I recently saw the film version of C.S. Lewis' Prince Caspian. Like the film version of The Lion, the Witch, and the Wardrobe, it does a good job of conveying the book on the big screen. In some respects, the movies are actually better than the books (which is something I rarely think about movies based on books that are any good).

Especially in comparison to his friend J.R.R. Tolkien, Lewis wasn't much interested in developing imaginary worlds with believable cultures, political institutions, and visual texture. His main focus was on character development and religious allegory (the plot of the Narnia books is a deliberate allegory on Christian theology). As a result, Lewis' Narnia seems very underdeveloped compared to Tolkien's Middle Earth or the imaginary worlds in most other topnotch fantasy literature. Through their impressive visual imagery, the movies make Narnia "come alive" in a way that the books don't. I didn't need to see Peter Jackson's excellent Lord of the Rings movies in order to have a detailed image of Middle Earth in my mind. Not so with Narnia, which seemed basically flat until I saw the movies.

Overall, Prince Caspian is not quite as good as the first movie in the series. Most of the problems arise because the book it's based on simply isn't as good as The Lion, The Witch, and the Wardrobe. There's very little character development in Prince Caspian. The four Pevensie children from the "real" world are basically the same as they were in the first book. And the title character's development into a leader seems too swift and easy to be either compelling or believable. It's also hard to buy into the plot about the oppression of Narnia's talking animals by the Telmarines, because it just doesn't seem that severe. Here, the problem may be that Lewis had to tone the violence and repression down in order to make the book fit the standards of what was considered suitable for children in the 1950s.

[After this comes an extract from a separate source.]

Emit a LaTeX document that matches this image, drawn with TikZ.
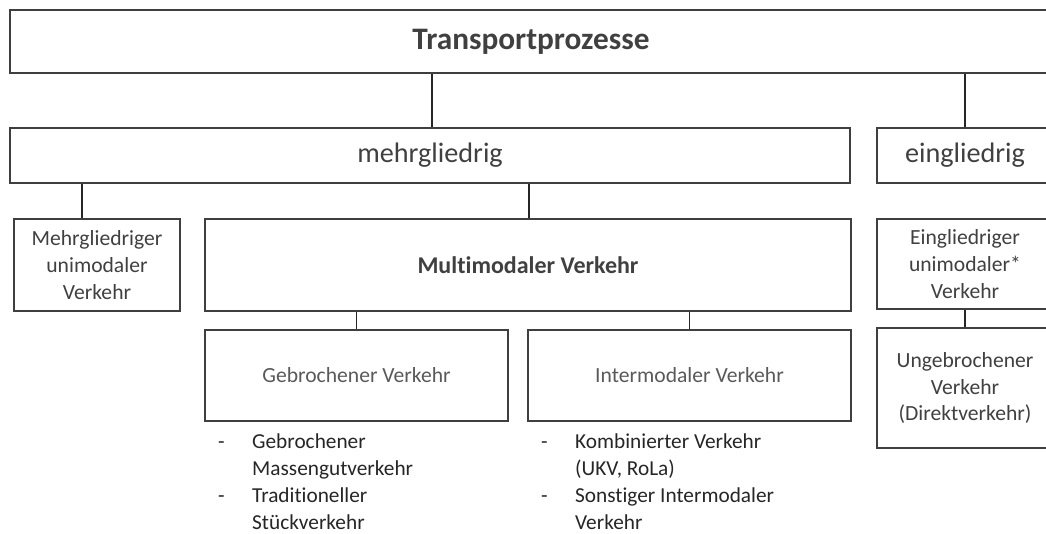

Finally, the Telmarine rulers don't compare to the White Witch in the first book as a serious enemy for the protagonists. They seem too incompetent and stupid to be a real threat. To avoid spoilers, I won't go into details. Let's just say that the Telmarine leaders are even more badly in need of The Evil Overlord List than most other fictional villains.

The movie doesn't help matters by giving the Telmarines Spanish accents and dressing them up to look like Spanish conquistadors. I assume that the point was to analogize their conquest and oppression of Narnia's natives to the atrocities committed by Spanish colonizers in Latin America. But to me, the conquistador outfits made the Telmarines seem more silly than scary. In fairness, however, the Telmarines are relatively more dangerous and effective in the movie than in the book.

After seeing the movie, I wondered how it was that the pathetic Telmarines managed to conquer Narnia in the first place. One possibility is that later generations of Telmarines were less effective than their conqueror forefathers. Checking the book, however, I got a different answer: near the end, Aslan explains that there was internal "disorder" in Narnia when the Telmarines invaded. So perhaps they defeated the talking animals by taking advantage of a preexisting civil war or other internal conflict. Still, it would have had to have been a real doozy of a "disorder" for the contending sides not to unite against invaders who - according to both the book and the movie - were hellbent on not merely conquering the Narnians but actually exterminating them.